Sutter-Terlizzi Post 16 conducted the ceremony, which featured comments by Mayor Mark Lauretti, who toured several similar ceremonies in the region, and first responders in attendance to pay their respect, on Veterans Day.

“Veterans Day is a tribute to our Veterans and is meant to honor all of those who have served in the United States military no matter the branch of service in which they served,” Dave Gallagher, commander of Sutter-Terlizzi American Legion Post 16 of Shelton, said.

“Our veterans put their uniforms on every day, swore an allegiance to the United States of America to protect and serve both in good times and in difficult times.” Gallagher added. “An interesting thing about veterans is that they don’t speak of their service. We just served our country, did what we signed up for, and expected no fanfare in return.”

Veterans Day was originally known as “Armistice Day,” historically significant that this day continues to be observed on the month, day and hour that the guns fell silent in World War I, at 11 a.m., on Nov. 11, 1918.

The American Legion is the nation’s largest wartime veterans organization which was founded early in 1919. The delegates to the first American Legion National Convention in Minneapolis, broke from business sessions to parade down a main street in a heavy snowstorm at precisely 11 a.m. on Nov. 11, 1918 to mark the anniversary of the armistice.

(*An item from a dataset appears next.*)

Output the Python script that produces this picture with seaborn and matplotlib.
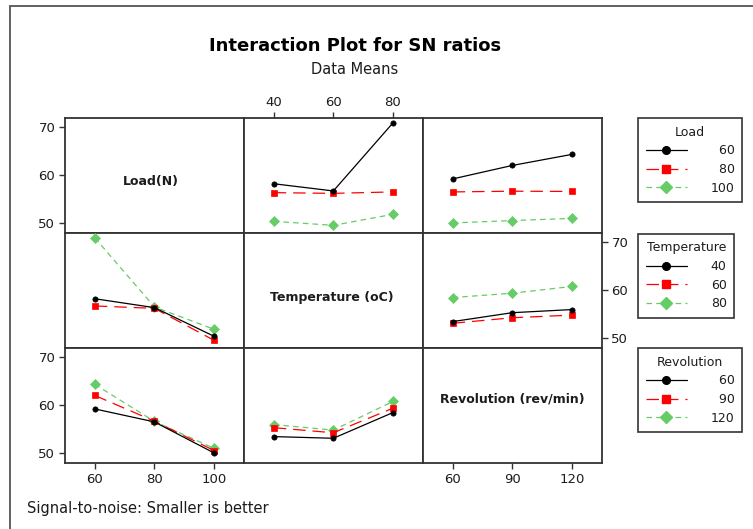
import matplotlib
matplotlib.use('Agg')
import matplotlib.pyplot as plt
import matplotlib.patches as patches
from matplotlib.lines import Line2D
import seaborn as sns

# factor levels
load_levels = [60, 80, 100]
temp_levels = [40, 60, 80]
rev_levels = [60, 90, 120]

factor_names = ['Load', 'Temperature', 'Revolution']
factor_labels = ['Load(N)', 'Temperature (oC)', 'Revolution (rev/min)']
factor_levels = [load_levels, temp_levels, rev_levels]

# mean SN ratios, rows = first factor level, cols = second factor level
load_temp = [[58.2, 56.7, 70.85],
             [56.35, 56.2, 56.5],
             [50.4, 49.55, 51.85]]
load_rev = [[59.2, 62.0, 64.3],
            [56.5, 56.65, 56.6],
            [50.05, 50.55, 51.0]]
temp_rev = [[53.45, 55.3, 55.95],
            [53.1, 54.25, 54.8],
            [58.45, 59.35, 60.75]]

y_ticks = [50, 60, 70]

tables = {(0, 1): load_temp, (0, 2): load_rev, (1, 2): temp_rev}


def get_table(i, j):
    # table with rows = levels of factor i, cols = levels of factor j
    if (i, j) in tables:
        return tables[(i, j)]
    t = tables[(j, i)]
    return [[t[c][r] for c in range(3)] for r in range(3)]


sns.set_style('white')
plt.rcParams['font.family'] = ['DejaVu Sans']
plt.rcParams['lines.scale_dashes'] = False

colors = ['black', '#ff0000', '#66cc66']
markers = ['o', 's', 'D']
msizes = [3.8, 4.5, 4.6]
lstyles = ['-', (0, (9, 5)), (0, (4, 3))]
text_col = '#1c1c1c'
edge_col = '#333333'

fig, axes = plt.subplots(3, 3, figsize=(7.53, 5.29), dpi=100)
fig.subplots_adjust(left=65 / 753, right=601.7 / 753, top=1 - 118.3 / 529,
                    bottom=1 - 463.3 / 529, wspace=0, hspace=0)

label_pos = [(0.48, 0.45), (0.49, 0.44), (0.50, 0.56)]

for i in range(3):
    for j in range(3):
        ax = axes[i, j]
        ax.set_xlim(-0.5, 2.5)
        ax.set_ylim(47.9, 71.8)
        for s in ax.spines.values():
            s.set_color(edge_col)
            s.set_linewidth(1.3)
        ax.tick_params(left=False, labelleft=False, bottom=False, labelbottom=False)
        if i == j:
            ax.text(label_pos[i][0], label_pos[i][1], factor_labels[i], transform=ax.transAxes,
                    ha='center', va='center', fontsize=9, fontweight='bold', color=text_col)
        else:
            tab = get_table(i, j)
            for k in range(3):
                sns.lineplot(x=[0, 1, 2], y=tab[k], ax=ax, color=colors[k], marker=markers[k],
                             markersize=msizes[k], markeredgecolor=colors[k], markeredgewidth=0.5,
                             linewidth=0.9, linestyle=lstyles[k], clip_on=False, zorder=3 + (2 - k))
        ax.set_xlabel('')
        ax.set_ylabel('')
        ax.set_xticks([0, 1, 2])
        ax.set_xticklabels([str(v) for v in factor_levels[j]])
        ax.set_yticks(y_ticks)
        ax.set_yticklabels([str(v) for v in y_ticks])
        ax.tick_params(direction='out', length=4, width=1, colors=edge_col,
                       labelcolor=text_col, labelsize=9.5, pad=3)

# axis ticks like the Minitab layout
axes[0, 0].tick_params(left=True, labelleft=True)
axes[2, 0].tick_params(left=True, labelleft=True, bottom=True, labelbottom=True)
axes[1, 2].tick_params(right=True, labelright=True)
axes[0, 1].tick_params(top=True, labeltop=True)
axes[2, 2].tick_params(bottom=True, labelbottom=True)

# legends, one per row
legend_tops = [118.3, 234.0, 348.3]
fs = '\u2007'
for i in range(3):
    handles = [Line2D([0], [0], color=colors[k], marker=markers[k], markersize=[5.5, 5.5, 6.5][k],
                      markeredgecolor=colors[k], linewidth=0.9, linestyle=lstyles[k])
               for k in range(3)]
    labs = [str(v) for v in factor_levels[i]]
    width = max(len(s) for s in labs)
    labs = [fs * (width - len(s)) + s for s in labs]
    leg = fig.legend(handles, labs, title=factor_names[i], loc='upper left',
                     bbox_to_anchor=(638.3 / 753, 1 - legend_tops[i] / 529),
                     bbox_transform=fig.transFigure, borderaxespad=0, fancybox=False,
                     framealpha=1, edgecolor=edge_col, fontsize=9, title_fontsize=9,
                     handlelength=3.3, handletextpad=1.9, labelspacing=0.45,
                     borderpad=0.6)
    leg.get_frame().set_linewidth(1.2)
    for t in leg.get_texts():
        t.set_color(text_col)
    leg.get_title().set_color(text_col)

fig.text(355 / 753, 1 - 46 / 529, 'Interaction Plot for SN ratios', ha='center', va='center',
         fontsize=13, fontweight='bold', color='black')
fig.text(355 / 753, 1 - 69 / 529, 'Data Means', ha='center', va='center',
         fontsize=10.5, color=text_col)
fig.text(27 / 753, 1 - 509 / 529, 'Signal-to-noise: Smaller is better', ha='left', va='center',
         fontsize=10.5, color=text_col)

# outer frame of the graph window
fig.patches.append(patches.Rectangle((10 / 753, -0.1), 1.2, 1 - 6 / 529 + 0.1,
                                     transform=fig.transFigure, fill=False,
                                     edgecolor='#555555', linewidth=1.3))

fig.savefig('out.png', dpi=100)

Gallagher reminded those in attendance that “currently there are thousands of soldiers, sailors, airmen, Marines, and Coast guardsmen assigned here in the United States and in distant lands. These veterans are constantly on watch, taking direct action against our enemies, or standing guard silently. They ask for nothing, they volunteered to serve our country.

“When you meet a Veteran, thank him or her for their service to this country,” Gallagher added. “That’s all it takes, just a simple ‘thank you’ recognizing their service and that their service is appreciated. I want to thank all of you for attending our ceremony ... and God Bless the United States of America.”